As you reflect on these planning questions generate a list of potential goals for your internship.  Intially, a long list is fine even if they don't all work out in the end.  If your list is short, no problem.  It's time to get some advice.

2.  Once you have some goals in mind, meet with your COMM adviser or the COMM Internship Coordinator or both.  As you talk, your adviser should be able to help clarify and refine your goals and you two can begin to think of various sorts of places that might be good options for your internship.  Remember, an internship is not a place for you to do (free) work.  It should be a place to learn.  A good internship is one where you can experience the workplace and be under the direction of a professional who can teach you how communication skills can be applied in his/her workplace.  Be wary of experiences that involve you doing work the organization does not have the expertise to do for itself.  (Legally, those sorts of work arrangements require that you be paid.)  At this internship advising meeting, be sure you understand the COMM department's expectations for acceptable internships that meet the graduation requirements of the COMM or PUBR major.
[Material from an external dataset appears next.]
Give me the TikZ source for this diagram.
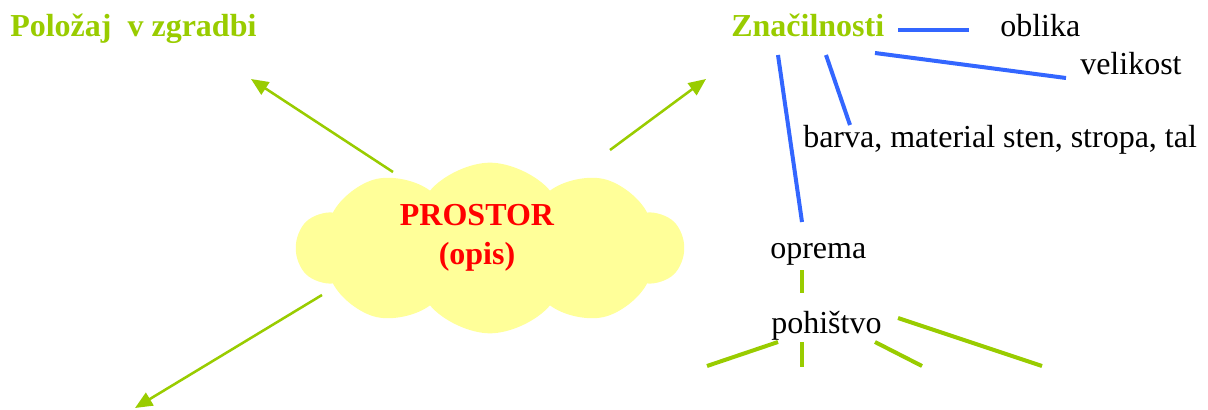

3.  Be sure you have your resume up-to-date.  You will need a solid, quality resume to send or give to potential internship sites.  In developing your internship resume COMM majors can use the web-based resume they created in COMM 321, Junior Colloquium.  If you are starting from scratch, there are multiple internet sites that can provide guidance.  Some are linked on the search pages of the COMM department.  The Wackerle Center also provides assistance in constructing a resume.  In any case, before starting to send out resumes (for internships or jobs) show your current version of the resume to your COMM advisor or the Internship Coordinator for feedback.

4.  Only now should you begin to develop a strategy for Finding an Internship Site.   And print out a copy of the Internship Check Sheet to use as a ready reference.